Recurring Analytical Cautions
- Do not describe SATS debt as government guaranteed.
- Do not rely on EBITDA alone; lease payments and capex are central to deleveraging capacity.
- Do not compare pre-WFS and post-WFS periods mechanically without noting the acquisition and consolidation effects.
- Do not treat SATS Ltd., SATS Treasury, and WFS instruments as legally identical.
- Do not make relative-value conclusions without live market data.
Reliable Core Sources
data/sats_credit_metrics_20260526.jsonfor structured FY2026 metrics and bond-programme data.- SATS FY2026 SGX announcement, press release, and presentation dated 2026-05-25.
- SATS FY2024-25 annual report for audited baseline until the FY2026 annual report is available.
- SATS 2024 offering circular and the 2025 S$2032 pricing supplement for programme and bond-structure analysis.
Issuer Notes
This file is internal issuer coverage memory for research and writing judgment.

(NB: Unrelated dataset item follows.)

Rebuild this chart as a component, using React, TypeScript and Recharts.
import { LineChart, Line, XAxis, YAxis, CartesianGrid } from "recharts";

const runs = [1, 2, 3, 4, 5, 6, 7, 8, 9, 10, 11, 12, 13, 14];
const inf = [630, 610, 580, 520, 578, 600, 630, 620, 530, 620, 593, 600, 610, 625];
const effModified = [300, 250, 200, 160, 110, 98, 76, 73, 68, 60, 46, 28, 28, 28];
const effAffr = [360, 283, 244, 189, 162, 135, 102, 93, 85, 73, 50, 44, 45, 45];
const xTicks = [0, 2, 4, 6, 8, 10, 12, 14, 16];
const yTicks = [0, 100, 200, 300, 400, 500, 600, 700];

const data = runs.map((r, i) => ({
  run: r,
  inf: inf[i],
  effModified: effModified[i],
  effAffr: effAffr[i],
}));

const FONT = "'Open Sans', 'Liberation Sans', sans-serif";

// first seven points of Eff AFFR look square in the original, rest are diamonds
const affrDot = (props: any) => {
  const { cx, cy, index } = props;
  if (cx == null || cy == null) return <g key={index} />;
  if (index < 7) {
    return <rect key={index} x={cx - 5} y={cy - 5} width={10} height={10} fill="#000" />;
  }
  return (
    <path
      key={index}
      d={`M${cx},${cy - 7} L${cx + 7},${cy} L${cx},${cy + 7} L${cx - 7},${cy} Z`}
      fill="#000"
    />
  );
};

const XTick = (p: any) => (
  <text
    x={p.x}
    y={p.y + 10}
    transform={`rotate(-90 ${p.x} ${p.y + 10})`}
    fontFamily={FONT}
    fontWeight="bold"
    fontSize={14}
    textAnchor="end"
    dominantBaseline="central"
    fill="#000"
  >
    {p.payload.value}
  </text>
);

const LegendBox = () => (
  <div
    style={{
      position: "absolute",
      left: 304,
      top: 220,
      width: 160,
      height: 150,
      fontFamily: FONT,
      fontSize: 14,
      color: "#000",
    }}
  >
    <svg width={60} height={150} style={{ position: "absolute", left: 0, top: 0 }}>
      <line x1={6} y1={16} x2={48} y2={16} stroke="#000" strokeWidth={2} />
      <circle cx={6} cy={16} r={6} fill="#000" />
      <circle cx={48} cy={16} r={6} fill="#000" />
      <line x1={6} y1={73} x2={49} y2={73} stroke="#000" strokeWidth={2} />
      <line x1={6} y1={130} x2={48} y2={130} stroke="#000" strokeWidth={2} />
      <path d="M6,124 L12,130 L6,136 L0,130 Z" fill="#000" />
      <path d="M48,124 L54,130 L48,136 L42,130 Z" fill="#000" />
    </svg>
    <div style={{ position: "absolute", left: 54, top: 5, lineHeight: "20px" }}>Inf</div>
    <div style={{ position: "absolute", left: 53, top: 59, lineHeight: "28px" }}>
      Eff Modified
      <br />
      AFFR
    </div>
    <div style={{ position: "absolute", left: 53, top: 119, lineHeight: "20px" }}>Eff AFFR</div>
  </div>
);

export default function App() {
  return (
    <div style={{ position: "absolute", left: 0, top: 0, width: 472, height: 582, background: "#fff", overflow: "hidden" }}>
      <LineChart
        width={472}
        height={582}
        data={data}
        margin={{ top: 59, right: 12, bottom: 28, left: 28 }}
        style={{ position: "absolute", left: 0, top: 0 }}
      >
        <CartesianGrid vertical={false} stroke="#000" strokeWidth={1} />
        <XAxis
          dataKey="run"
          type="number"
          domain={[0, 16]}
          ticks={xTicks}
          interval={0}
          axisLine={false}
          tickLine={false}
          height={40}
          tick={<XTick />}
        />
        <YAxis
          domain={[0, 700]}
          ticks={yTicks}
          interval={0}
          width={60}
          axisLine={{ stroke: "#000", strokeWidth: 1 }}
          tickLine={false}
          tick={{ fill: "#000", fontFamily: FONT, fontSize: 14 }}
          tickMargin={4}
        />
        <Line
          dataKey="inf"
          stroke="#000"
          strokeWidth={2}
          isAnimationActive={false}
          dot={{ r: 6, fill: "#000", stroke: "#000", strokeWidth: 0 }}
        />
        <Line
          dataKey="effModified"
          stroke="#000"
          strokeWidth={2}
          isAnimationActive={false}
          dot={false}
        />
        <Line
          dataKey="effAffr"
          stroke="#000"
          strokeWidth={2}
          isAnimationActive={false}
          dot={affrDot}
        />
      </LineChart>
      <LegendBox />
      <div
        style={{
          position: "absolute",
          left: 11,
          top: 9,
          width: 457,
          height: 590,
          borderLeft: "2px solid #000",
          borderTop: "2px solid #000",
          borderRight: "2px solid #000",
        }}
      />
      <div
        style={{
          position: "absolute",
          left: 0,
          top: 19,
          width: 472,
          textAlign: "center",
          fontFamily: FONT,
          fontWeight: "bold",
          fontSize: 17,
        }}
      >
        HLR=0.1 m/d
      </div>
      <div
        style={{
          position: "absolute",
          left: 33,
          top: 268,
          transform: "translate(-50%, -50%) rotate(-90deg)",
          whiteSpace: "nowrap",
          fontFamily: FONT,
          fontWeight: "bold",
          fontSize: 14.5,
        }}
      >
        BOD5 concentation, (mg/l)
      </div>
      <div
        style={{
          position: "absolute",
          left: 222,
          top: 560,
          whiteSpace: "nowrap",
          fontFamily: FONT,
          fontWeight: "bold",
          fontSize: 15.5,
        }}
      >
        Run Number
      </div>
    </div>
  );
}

It is not a change log. Keep unresolved issues, monitoring items, analytical cautions, wording cautions, and next-check items here.
Last updated: 2026-06-12
Ongoing Follow-Up Items
- Review the FY2026 annual report once available, focusing on audited notes, goodwill and intangible asset breakdown, impairment tests, bank facilities, maturity ladder, currency mix, hedge policy, interest-rate mix, and subsidiary-level cash location.
- Monitor FY2027 quarterly results for revenue, EBITDA margin, EBIT margin, PATMI, company-defined free cash flow, lease payments, capex, borrowings, total debt including leases, Gross debt / EBITDA+, and Net debt / EBITDA+.

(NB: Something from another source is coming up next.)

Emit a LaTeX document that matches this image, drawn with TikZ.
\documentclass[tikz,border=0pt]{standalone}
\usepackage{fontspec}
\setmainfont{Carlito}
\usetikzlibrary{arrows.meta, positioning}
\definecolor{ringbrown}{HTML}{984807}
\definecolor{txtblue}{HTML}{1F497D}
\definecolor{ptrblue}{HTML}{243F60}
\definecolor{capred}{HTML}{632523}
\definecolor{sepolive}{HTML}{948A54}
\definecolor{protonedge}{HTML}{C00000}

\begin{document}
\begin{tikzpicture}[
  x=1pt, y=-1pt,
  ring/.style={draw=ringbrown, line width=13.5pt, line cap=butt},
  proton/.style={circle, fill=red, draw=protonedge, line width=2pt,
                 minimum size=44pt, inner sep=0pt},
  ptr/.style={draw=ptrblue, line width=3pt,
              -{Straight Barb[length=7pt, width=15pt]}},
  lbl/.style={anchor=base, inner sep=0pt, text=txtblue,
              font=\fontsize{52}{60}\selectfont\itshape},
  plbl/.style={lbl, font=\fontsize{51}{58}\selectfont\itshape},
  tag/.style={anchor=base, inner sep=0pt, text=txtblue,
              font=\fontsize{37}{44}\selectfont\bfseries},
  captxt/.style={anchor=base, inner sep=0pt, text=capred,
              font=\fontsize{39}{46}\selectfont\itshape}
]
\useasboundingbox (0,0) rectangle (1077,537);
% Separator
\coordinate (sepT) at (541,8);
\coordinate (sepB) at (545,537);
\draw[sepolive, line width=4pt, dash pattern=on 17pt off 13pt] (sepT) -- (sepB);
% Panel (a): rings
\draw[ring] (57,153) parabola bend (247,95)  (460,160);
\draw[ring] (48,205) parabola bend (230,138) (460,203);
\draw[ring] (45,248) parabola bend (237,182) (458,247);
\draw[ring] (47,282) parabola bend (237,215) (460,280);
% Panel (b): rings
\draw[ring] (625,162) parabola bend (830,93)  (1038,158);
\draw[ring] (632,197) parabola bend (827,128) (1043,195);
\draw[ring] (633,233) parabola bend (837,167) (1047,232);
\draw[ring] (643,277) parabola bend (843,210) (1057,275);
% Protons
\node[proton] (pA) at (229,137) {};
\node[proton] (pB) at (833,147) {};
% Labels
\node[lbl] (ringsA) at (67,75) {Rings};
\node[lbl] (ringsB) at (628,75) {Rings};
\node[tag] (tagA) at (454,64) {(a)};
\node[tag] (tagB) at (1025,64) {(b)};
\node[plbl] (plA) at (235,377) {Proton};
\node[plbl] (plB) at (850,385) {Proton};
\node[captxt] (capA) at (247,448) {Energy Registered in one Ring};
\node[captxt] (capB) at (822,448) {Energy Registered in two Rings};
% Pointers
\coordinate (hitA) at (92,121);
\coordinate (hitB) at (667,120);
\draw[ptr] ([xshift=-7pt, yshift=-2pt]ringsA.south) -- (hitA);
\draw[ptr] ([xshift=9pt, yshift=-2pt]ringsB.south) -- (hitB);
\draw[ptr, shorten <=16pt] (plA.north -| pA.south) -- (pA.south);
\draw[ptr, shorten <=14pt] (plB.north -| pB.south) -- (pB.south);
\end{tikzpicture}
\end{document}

- Track Gateway Services cargo tonnage, regional cargo growth, contract wins or losses, tariff and de minimis effects, trade-flow changes, labour costs, and airport-by-airport execution.
- Track Food Solutions aviation meals, non-aviation meals, EBITDA margin, facility ramp-up costs, food safety, and service disruption risk.

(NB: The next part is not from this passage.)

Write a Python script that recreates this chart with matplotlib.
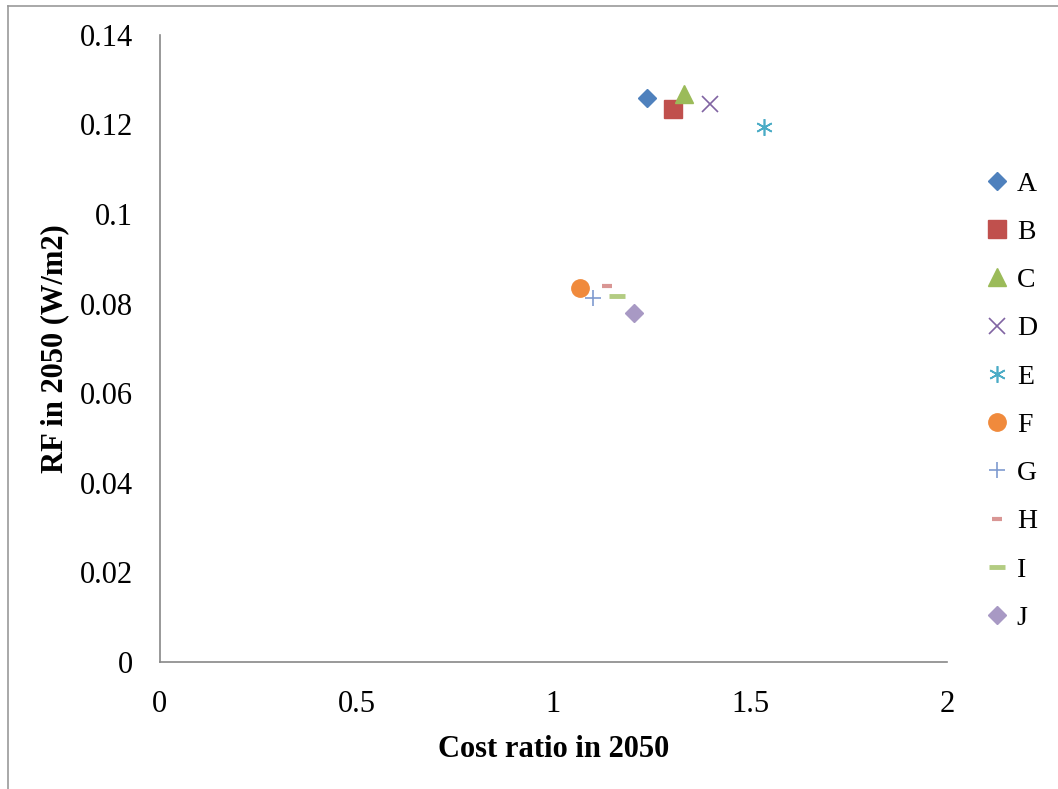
import matplotlib
matplotlib.use("Agg")
import matplotlib.pyplot as plt
from matplotlib.lines import Line2D

plt.rcParams["font.family"] = ["Liberation Serif", "DejaVu Serif"]
plt.rcParams["font.size"] = 20

# data
names = ["A", "B", "C", "D", "E", "F", "G", "H", "I", "J"]
cost_ratio = [1.239, 1.305, 1.331, 1.399, 1.534, 1.069, 1.102, 1.137, 1.163, 1.206]
rf_2050 = [0.1259, 0.1234, 0.1268, 0.1246, 0.1194, 0.0835, 0.0812, 0.0839, 0.0817, 0.0779]

colors = ["#4F81BD", "#C0504D", "#9BBB59", "#8064A2", "#4BACC6",
          "#F08A3C", "#7F9BCF", "#D99694", "#B3CC82", "#A899C4"]
markers = ["D", "s", "^", "x", (6, 2, 0), "o", "+", "_", "_", "D"]
sizes = [9, 12.5, 12.5, 12, 12, 12.5, 12, 7, 12, 9]
widths = [1, 1, 1, 1.2, 1.2, 1, 1.2, 3, 3.5, 1]

fig = plt.figure(figsize=(10.58, 7.89), dpi=100)
ax = fig.add_axes([0.151, 0.161, 0.744, 0.795])

for i, n in enumerate(names):
    ax.plot(cost_ratio[i], rf_2050[i], linestyle="none", marker=markers[i],
            markersize=sizes[i], color=colors[i], markeredgewidth=widths[i],
            label=n)

ax.set_xlim(0, 2)
ax.set_ylim(0, 0.14)
ax.set_xticks([0, 0.5, 1, 1.5, 2])
ax.set_xticklabels(["0", "0.5", "1", "1.5", "2"])
ax.set_yticks([0, 0.02, 0.04, 0.06, 0.08, 0.1, 0.12, 0.14])
ax.set_yticklabels(["0", "0.02", "0.04", "0.06", "0.08", "0.1", "0.12", "0.14"])
ax.tick_params(length=0, labelsize=22)
ax.tick_params(axis="x", pad=20)
ax.tick_params(axis="y", pad=19)

for s in ["top", "right"]:
    ax.spines[s].set_visible(False)
for s in ["left", "bottom"]:
    ax.spines[s].set_color("#888888")
    ax.spines[s].set_linewidth(1.2)

ax.set_xlabel("Cost ratio in 2050", fontweight="bold", fontsize=22, labelpad=12)
ax.set_ylabel("RF in 2050 (W/m2)", fontweight="bold", fontsize=22, labelpad=8)

leg = ax.legend(loc="center left", bbox_to_anchor=(1.034, 0.416), frameon=False,
                fontsize=20, handlelength=0.9, handletextpad=0.25,
                labelspacing=0.82, borderaxespad=0)

# outer chart border (left and top visible in reference)
fig.add_artist(Line2D([0.0075, 0.0075], [0.0, 0.9925], color="#999999", lw=1.2))
fig.add_artist(Line2D([0.0075, 1.0], [0.9925, 0.9925], color="#999999", lw=1.2))

fig.savefig("out.png", dpi=100)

- Monitor capital policy: dividends, buybacks, debt-funded acquisitions, integration investment, and management's stated deleveraging priority.
Unresolved Issues and Items to Check Next Time
- FY2026 annual report and audited detailed notes were not available for the current update.
- Goodwill, customer relationships, other intangible assets, cash-generating-unit impairment tests, and impairment sensitivities remain unconfirmed.
- Bank facilities, undrawn committed lines, maturity ladder, collateral, debt currency mix, hedging, interest-rate mix, and cash by legal entity remain unconfirmed.
- WFS 2028 and 2030 notes were confirmed only at issuance-summary level; individual pricing supplements and guarantee wording still need review.
- Moody's latest full rating action or credit opinion was not fully retrieved.
- Customer concentration, airport-by-airport profitability, major contract maturities, labour agreements, and JV cash-remittance details remain unavailable in reviewed materials.
- Live market prices, yields, spreads, OAS, trading liquidity, and same-tenor relative value were not checked.
Analytical Cautions
- The core credit question is free-cash-flow durability after leases, capex, shareholder returns, and integration spending, not only revenue or EBITDA growth.
- FY2026 full-year FCF recovery reduced the concern seen at nine months, but company-defined FCF was slightly below FY2025 and residual cash after dividends and buybacks remained thin.
- Gateway Services has better margins and scale, but cargo volumes can be disrupted by trade policy, e-commerce rules, geopolitics, and regional route changes.
- Food Solutions provides diversification but can pressure margins through food, labour, energy, start-up, and quality-control costs.
- Large intangible assets make impairment testing and WFS synergy delivery important credit watchpoints.
Report Wording Cautions
- Do not describe Temasek ownership as a guarantee or use language implying Singapore government backing of SATS debt.
- Separate Moody's A3 issuer rating, baa3 BCA, and programme-level ratings.
- When discussing SATS Treasury or WFS notes, specify that the bond-level conclusion depends on the exact issuer and SATS Ltd. guarantee wording in the relevant pricing supplement.
- Avoid saying the FY2026 result completes deleveraging; use modest-improvement language unless FY2027 FCF and debt reduction confirm durability.
- Do not make buy/sell, cheap/rich, or relative-value claims without live spread data.
Follow-Up on Management Strategy, Investment Plans, and Financial Policy
- Check whether management continues to prioritize deleveraging after WFS integration while raising dividends.
- Monitor capex for facility expansion, refurbishment, kitchens, warehouses, IT, and airport-service equipment.
- Watch for additional M&A, restructuring, disposals, or integration spending that could slow debt reduction.
Items to Check for Ratings and Bond Investors
- Moody's rating action, BCA, support assumptions, triggers, and programme rating.
- SATS Ltd., SATS Treasury, and WFS pricing supplements for issuer, guarantee, ranking, covenants, tax, redemption, currency, and maturity.
- Bank facility maturities, undrawn lines, committed versus uncommitted liquidity, debt currency mix, hedging, and cash location.
- Gross debt including leases, short-term borrowings, lease payments, capex, and company-defined FCF.